From Singapore to the USA and all around Europe, Edible Innovations profiles food makers that engage in improving the global food system at every stage, from production to distribution to eating and shopping. Join us as we explore the main trends in the industry from a maker perspective. Chiara Cecchini of Future Food Institute — an ecosystem with a strong educational core that promotes food innovation as a key tool to tackle the great challenges of the future — introduces you to the faces, stories, and experiences of food makers around the globe. Check back on Tuesdays and Thursdays for new installments.
Despite its name, Funghi Espresso isn’t about making coffee. We’ve actually covered them before. The company teaches others how to quickly grow mushrooms in their home with the use of coffee grounds. Chiara got the chance to sit down with Marco Vitale, creator of the Funghi Burger, to discuss how he took this mushroom growing process a step further and used the mushrooms to make delicious burgers.
So what is a Funghi Burger?
The recipe is made with mushrooms cultivated from coffee grounds that were recuperated from the bars. It is possible to get a vegetal burger to stir-fry in a pan by using the remaining mushrooms in the coffee pot filter. And with the same preparation, adding water and flour will create the burger buns.
What’s the relation with moka? You’ve mentioned that you got the idea for the burger from when you were using moka to brew your coffee.
As soon as I noticed that the moka could be easily extracted without any issues, I knew I had to use it for something nice. The taste needed to be adjusted with a natural flavor enhancer to get a good quality broth.
How did you made the first prototype?
I added some grated potato to the mixture of mushrooms, thyme, chickpeas, and miso. And voila!
What do you think is the crucial steps to taking this product to the next level?
For me, it’s thinking about how to obtain a long lasting product that can be commercialized all over the world. Easily accessible ingredients is also important so that the burgers can provide nourishment and be reproduced anywhere on our planet.

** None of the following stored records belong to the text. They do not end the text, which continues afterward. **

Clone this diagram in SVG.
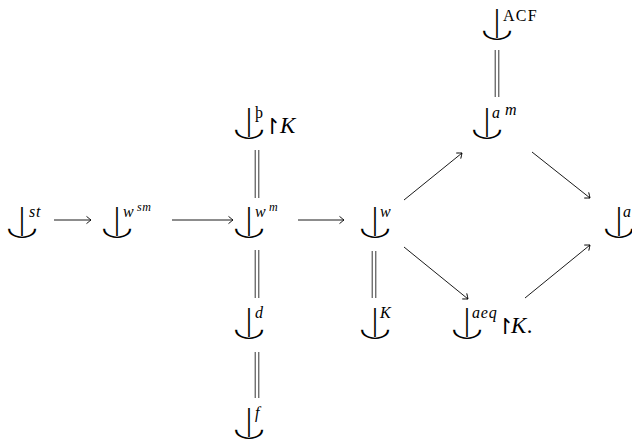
<svg xmlns="http://www.w3.org/2000/svg" width="632" height="447" viewBox="0 0 632 447">
<defs>
<style>
.bar{font-family:"Liberation Serif",serif;font-size:32px;text-anchor:middle;fill:#000}
.arc{font-family:"DejaVu Sans",sans-serif;font-size:34px;text-anchor:middle;fill:#000}
.sup{font-family:"Liberation Serif",serif;font-style:italic;font-size:16px;letter-spacing:0.8px;fill:#000}
.sup2{font-family:"Liberation Serif",serif;font-style:italic;font-size:12px;letter-spacing:0.6px;fill:#000}
.rm{font-family:"Liberation Serif",serif;font-size:16px;letter-spacing:1.2px;fill:#000}
.big{font-family:"Liberation Serif",serif;font-style:italic;font-size:23px;letter-spacing:1px;fill:#000}
.rs{font-family:"DejaVu Sans",sans-serif;font-size:22px;fill:#000}
.ar{stroke:#000;stroke-width:0.9;fill:none;marker-end:url(#h)}
.eq{stroke:#000;stroke-width:0.8;fill:none}
</style>
<marker id="h" markerWidth="10" markerHeight="10" refX="0" refY="0" viewBox="-6 -5 8 10" orient="auto" markerUnits="userSpaceOnUse">
<path d="M-4.5,-3.6 Q-1.2,-1 0,0 Q-1.2,1 -4.5,3.6" stroke="#000" stroke-width="0.9" fill="none"/>
</marker>
</defs>
<rect width="632" height="447" fill="#fff"/>
<g id="n-st"><text class="bar" x="22" y="229">|</text><text class="arc" transform="translate(22,236) scale(1.08,0.72)" y="-2">◡</text><text class="sup" x="29" y="217">st</text></g>
<g id="n-wsm"><text class="bar" x="117" y="229">|</text><text class="arc" transform="translate(117,236) scale(1.08,0.72)" y="-2">◡</text><text class="sup" x="123" y="217">w</text><text class="sup2" x="137" y="211">sm</text></g>
<g id="n-wm"><text class="bar" x="249" y="229">|</text><text class="arc" transform="translate(249,236) scale(1.08,0.72)" y="-2">◡</text><text class="sup" x="255" y="217">w</text><text class="sup2" x="269" y="211">m</text></g>
<g id="n-w"><text class="bar" x="375" y="229">|</text><text class="arc" transform="translate(375,236) scale(1.08,0.72)" y="-2">◡</text><text class="sup" x="380" y="217">w</text></g>
<g id="n-a"><text class="bar" x="619" y="229">|</text><text class="arc" transform="translate(619,236) scale(1.08,0.72)" y="-2">◡</text><text class="sup" x="623" y="217">a</text></g>
<g id="n-am"><text class="bar" x="487" y="130">|</text><text class="arc" transform="translate(487,137) scale(1.08,0.72)" y="-2">◡</text><text class="sup" x="492" y="118">a</text><text class="sup" x="505" y="115">m</text></g>
<g id="n-acf"><text class="bar" x="497" y="31">|</text><text class="arc" transform="translate(497,38) scale(1.08,0.72)" y="-2">◡</text><text class="rm" x="503" y="21">ACF</text></g>
<g id="n-thornK"><text class="bar" x="249" y="130">|</text><text class="arc" transform="translate(249,137) scale(1.08,0.72)" y="-2">◡</text><text class="rm" x="255" y="118">þ</text><text class="rs" x="263" y="134">↾</text><text class="big" x="280" y="133">K</text></g>
<g id="n-d"><text class="bar" x="249" y="330">|</text><text class="arc" transform="translate(249,337) scale(1.08,0.72)" y="-2">◡</text><text class="sup" x="255" y="318">d</text></g>
<g id="n-f"><text class="bar" x="249" y="430">|</text><text class="arc" transform="translate(249,437) scale(1.08,0.72)" y="-2">◡</text><text class="sup" x="255" y="418">f</text></g>
<g id="n-K"><text class="bar" x="375" y="330">|</text><text class="arc" transform="translate(375,337) scale(1.08,0.72)" y="-2">◡</text><text class="sup" x="380" y="318">K</text></g>
<g id="n-aeq"><text class="bar" x="467" y="330">|</text><text class="arc" transform="translate(467,337) scale(1.08,0.72)" y="-2">◡</text><text class="sup" x="472" y="318">aeq</text><text class="rs" x="496" y="334">↾</text><text class="big" x="511" y="333">K.</text></g>
<g id="connectors">
<line class="ar" x1="54" y1="220" x2="91" y2="220"/>
<line class="ar" x1="172" y1="220" x2="233" y2="220"/>
<line class="ar" x1="298" y1="220" x2="344" y2="220"/>
<line class="ar" x1="404" y1="200" x2="462" y2="153"/>
<line class="ar" x1="532" y1="152" x2="590" y2="198"/>
<line class="ar" x1="404" y1="247" x2="468" y2="299"/>
<line class="ar" x1="525" y1="298" x2="590" y2="245"/>
<path class="eq" d="M495.2,50V97M498.8,50V97"/>
<path class="eq" d="M255.2,150V198M258.8,150V198"/>
<path class="eq" d="M255.2,250V298M258.8,250V298"/>
<path class="eq" d="M255.2,352V398M258.8,352V398"/>
<path class="eq" d="M372.2,251V298M375.8,251V298"/>
</g>
</svg>
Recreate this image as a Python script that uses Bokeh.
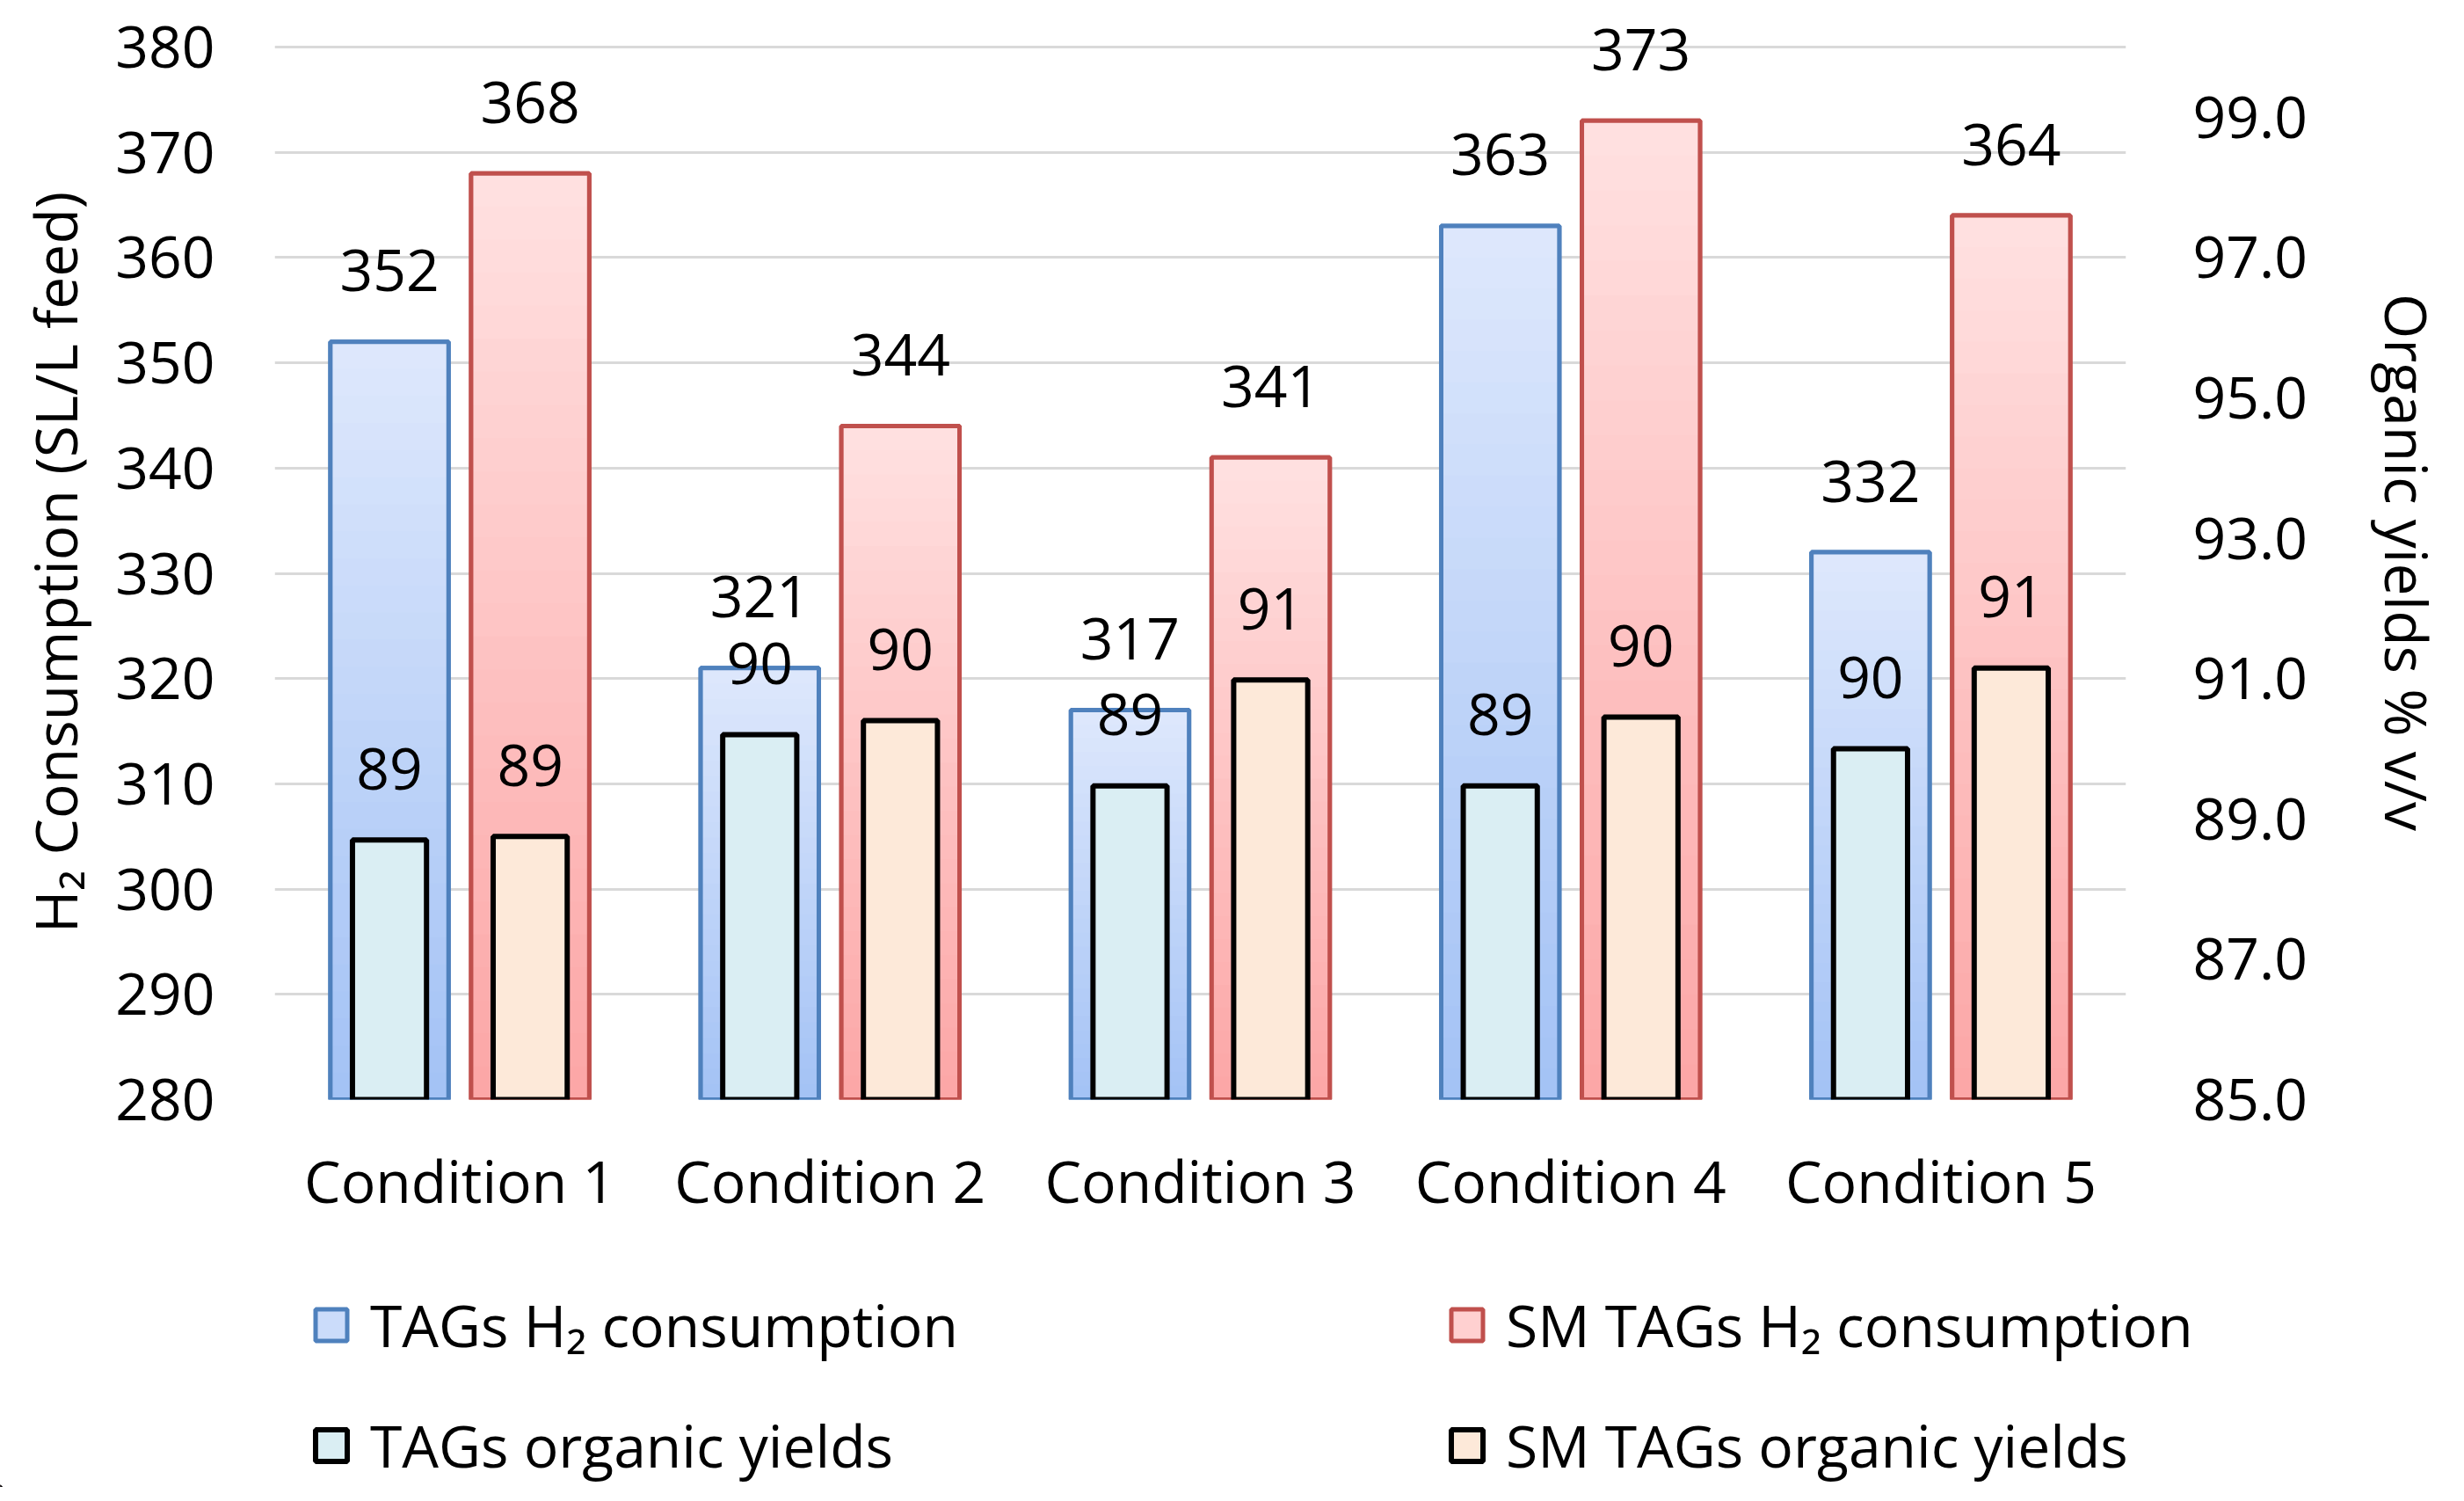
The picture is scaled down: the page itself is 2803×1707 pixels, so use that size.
from bokeh.plotting import figure
from bokeh.models import (FactorRange, Range1d, LinearAxis, FixedTicker, NumeralTickFormatter,
                          ColumnDataSource, Legend, LegendItem)
from bokeh.transform import dodge
from bokeh.core.properties import value
from bokeh.embed import file_html
from bokeh.resources import INLINE

# ---------------- data ----------------
categories = ["Condition 1", "Condition 2", "Condition 3", "Condition 4", "Condition 5"]
tags_h2 = [352, 321, 317, 363, 332]
sm_tags_h2 = [368, 344, 341, 373, 364]
tags_yield = [88.70, 90.20, 89.47, 89.47, 90.00]
sm_tags_yield = [88.75, 90.40, 90.98, 90.45, 91.15]
h2_ticks = [280, 290, 300, 310, 320, 330, 340, 350, 360, 370, 380]
yield_ticks = [85, 87, 89, 91, 93, 95, 97, 99]

# ---------------- styling ----------------
FONT = "Open Sans"
FS = "66px"
W = 2787
H_MAIN, H_LEG = 1400, 291
FRAME_L, FRAME_R, FRAME_B = 312, 2428, 1250
GRID_TOP = 53          # pixel row of the 380 gridline
FRAME_T = 28           # frame a bit taller so the top data label is not clipped
H2_MIN, H2_MAX = 280, 380
Y_MIN, Y_MAX = 85, 100
px_per_unit = (FRAME_B - GRID_TOP) / (H2_MAX - H2_MIN)
H2_VIEW_MAX = H2_MAX + (GRID_TOP - FRAME_T) / px_per_unit
Y_VIEW_MAX = Y_MIN + (H2_VIEW_MAX - H2_MIN) * (Y_MAX - Y_MIN) / (H2_MAX - H2_MIN)
OFF = 0.19
WIDE = 0.319
NARROW = 0.2
BLUE_LINE, RED_LINE = "#4f81bd", "#c0504d"
BLUE_TOP, BLUE_BOT = (222, 232, 252), (163, 194, 245)
RED_TOP, RED_BOT = (255, 225, 225), (252, 166, 166)
TAGS_Y_FILL, SM_Y_FILL = "#daeef3", "#fde9d9"

p = figure(x_range=FactorRange(*categories, range_padding=0),
           y_range=Range1d(H2_MIN, H2_VIEW_MAX),
           width=W, height=H_MAIN, output_backend="svg", toolbar_location=None,
           min_border_left=FRAME_L, min_border_right=W - FRAME_R,
           min_border_top=FRAME_T, min_border_bottom=H_MAIN - FRAME_B)
p.extra_y_ranges = {"yield": Range1d(Y_MIN, Y_VIEW_MAX)}
p.outline_line_color = None
p.xgrid.visible = False
p.ygrid.grid_line_color = "#d9d9d9"
p.ygrid.grid_line_width = 3
p.ygrid.ticker = FixedTicker(ticks=h2_ticks)

# left axis
ya = p.yaxis[0]
ya.ticker = FixedTicker(ticks=h2_ticks)
ya.axis_label = "H\u2082 Consumption (SL/L feed)"
ya.major_label_standoff = 62
ya.axis_label_standoff = 21

# right axis
ra = LinearAxis(y_range_name="yield", ticker=FixedTicker(ticks=yield_ticks),
                formatter=NumeralTickFormatter(format="0.0"),
                axis_label="Organic yields % v/v")
ra.major_label_standoff = 70
ra.axis_label_standoff = 66
p.add_layout(ra, "right")

for ax in [ya, ra]:
    ax.axis_label_text_font = FONT
    ax.axis_label_text_font_size = FS
    ax.axis_label_text_font_style = "normal"
    ax.axis_label_text_color = "black"

# x axis
xa = p.xaxis[0]
xa.major_label_standoff = 40

for ax in [ya, ra, xa]:
    ax.axis_line_color = None
    ax.major_tick_line_color = None
    ax.minor_tick_line_color = None
    ax.major_label_text_font = FONT
    ax.major_label_text_font_size = FS
    ax.major_label_text_color = "black"


# ---------------- gradient helper ----------------
def hex_of(rgb):
    return "#%02x%02x%02x" % tuple(int(round(c)) for c in rgb)


def gradient_bands(vals, base, top_rgb, bot_rgb, n=28):
    cats, lo, hi, cols = [], [], [], []
    for c, v in zip(categories, vals):
        span = v - base
        for k in range(n):
            f0, f1 = k / n, (k + 1) / n
            t = (k + 0.5) / n
            rgb = [b + (tp - b) * t for tp, b in zip(top_rgb, bot_rgb)]
            cats.append(c)
            lo.append(base + span * f0)
            hi.append(min(v, base + span * f1 + span * 0.004))
            cols.append(hex_of(rgb))
    return ColumnDataSource(dict(cat=cats, lo=lo, hi=hi, col=cols))


src = ColumnDataSource(dict(cat=categories, tags_h2=tags_h2, sm_tags_h2=sm_tags_h2,
                            tags_yield=tags_yield, sm_tags_yield=sm_tags_yield,
                            tags_h2_lbl=["%d" % int(v + 0.5) for v in tags_h2],
                            sm_tags_h2_lbl=["%d" % int(v + 0.5) for v in sm_tags_h2],
                            tags_yield_lbl=["%d" % int(v + 0.5) for v in tags_yield],
                            sm_tags_yield_lbl=["%d" % int(v + 0.5) for v in sm_tags_yield]))

xb = dodge("cat", -OFF, range=p.x_range)
xr = dodge("cat", OFF, range=p.x_range)

# wide H2 bars: base bar, vertical gradient on top, then the outline
p.vbar(x=xb, top="tags_h2", bottom=H2_MIN, width=WIDE, source=src,
       fill_color="#cbdcfa", line_color=BLUE_LINE, line_width=5)
p.vbar(x=dodge("cat", -OFF, range=p.x_range), top="hi", bottom="lo", width=WIDE,
       source=gradient_bands(tags_h2, H2_MIN, BLUE_TOP, BLUE_BOT),
       fill_color="col", line_color=None)
p.vbar(x=xb, top="tags_h2", bottom=H2_MIN, width=WIDE, source=src,
       fill_color=None, line_color=BLUE_LINE, line_width=5)

p.vbar(x=xr, top="sm_tags_h2", bottom=H2_MIN, width=WIDE, source=src,
       fill_color="#ffcccc", line_color=RED_LINE, line_width=5)
p.vbar(x=dodge("cat", OFF, range=p.x_range), top="hi", bottom="lo", width=WIDE,
       source=gradient_bands(sm_tags_h2, H2_MIN, RED_TOP, RED_BOT),
       fill_color="col", line_color=None)
p.vbar(x=xr, top="sm_tags_h2", bottom=H2_MIN, width=WIDE, source=src,
       fill_color=None, line_color=RED_LINE, line_width=5)

# narrow yield bars (right axis)
p.vbar(x=xb, top="tags_yield", bottom=Y_MIN, width=NARROW, source=src,
       y_range_name="yield", fill_color=TAGS_Y_FILL, line_color="black", line_width=6)
p.vbar(x=xr, top="sm_tags_yield", bottom=Y_MIN, width=NARROW, source=src,
       y_range_name="yield", fill_color=SM_Y_FILL, line_color="black", line_width=6)

# data labels
lab_kw = dict(text_font=value(FONT), text_font_size=FS, text_align="center",
              text_baseline="alphabetic", text_color="black", y_offset=-81, source=src)
p.text(x=xb, y="tags_h2", text="tags_h2_lbl", **lab_kw)
p.text(x=xr, y="sm_tags_h2", text="sm_tags_h2_lbl", **lab_kw)
p.text(x=xb, y="tags_yield", text="tags_yield_lbl", y_range_name="yield", **lab_kw)
p.text(x=xr, y="sm_tags_yield", text="sm_tags_yield_lbl", y_range_name="yield", **lab_kw)

# ---------------- legend strip below the chart ----------------
leg = figure(width=W, height=H_LEG, x_range=Range1d(0, 1), y_range=Range1d(0, 1),
             x_axis_type=None, y_axis_type=None, output_backend="svg",
             toolbar_location=None, min_border=0, outline_line_color=None)
leg.xgrid.visible = False
leg.ygrid.visible = False
# legend keys (proxies kept outside the visible range of this strip)
key = dict(x=[-5.0], top=[-5.0], bottom=[-6.0], width=0.1)
k_blue = leg.vbar(**key, fill_color="#cbdcfa", line_color=BLUE_LINE, line_width=5)
k_red = leg.vbar(**key, fill_color="#ffd0d0", line_color=RED_LINE, line_width=5)
k_ty = leg.vbar(**key, fill_color=TAGS_Y_FILL, line_color="black", line_width=6)
k_sy = leg.vbar(**key, fill_color=SM_Y_FILL, line_color="black", line_width=6)

leg_kw = dict(orientation="vertical", glyph_width=45, glyph_height=45,
              label_standoff=22, label_height=88, spacing=47, padding=0, margin=0,
              border_line_color=None, background_fill_alpha=0,
              label_text_font=FONT, label_text_font_size=FS, label_text_color="black")
leg_left = Legend(items=[LegendItem(label="TAGs H\u2082 consumption", renderers=[k_blue]),
                         LegendItem(label="TAGs organic yields", renderers=[k_ty])],
                  location=(354, 3), **leg_kw)
leg_right = Legend(items=[LegendItem(label="SM TAGs H\u2082 consumption", renderers=[k_red]),
                          LegendItem(label="SM TAGs organic yields", renderers=[k_sy])],
                   location=(1646, 3), **leg_kw)
leg.add_layout(leg_left)
leg.add_layout(leg_right)

open("out.html", "w").write(file_html([p, leg], INLINE))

What motivated you to start this project and keep you going during difficult moments?
The moment I saw the faces of Italian people using the moka to cook mushrooms, I just knew that I needed to continue this project. I’ll never forget their astonishment after they finished drinking the final beverage and tasting the burger obtained from the filter. I have never stopped believing in this recipe, as it is just so cool! Even if it took me two years to perfect it.
In your opinion, how does this project impact society?
It’s fun to use the coffee pot to cook mushrooms and delightful to eat the final product when you know you’re not creating any waste. As Antoine Lavoiser said: “Nothing is created, nothing is destroyed, everything transforms.”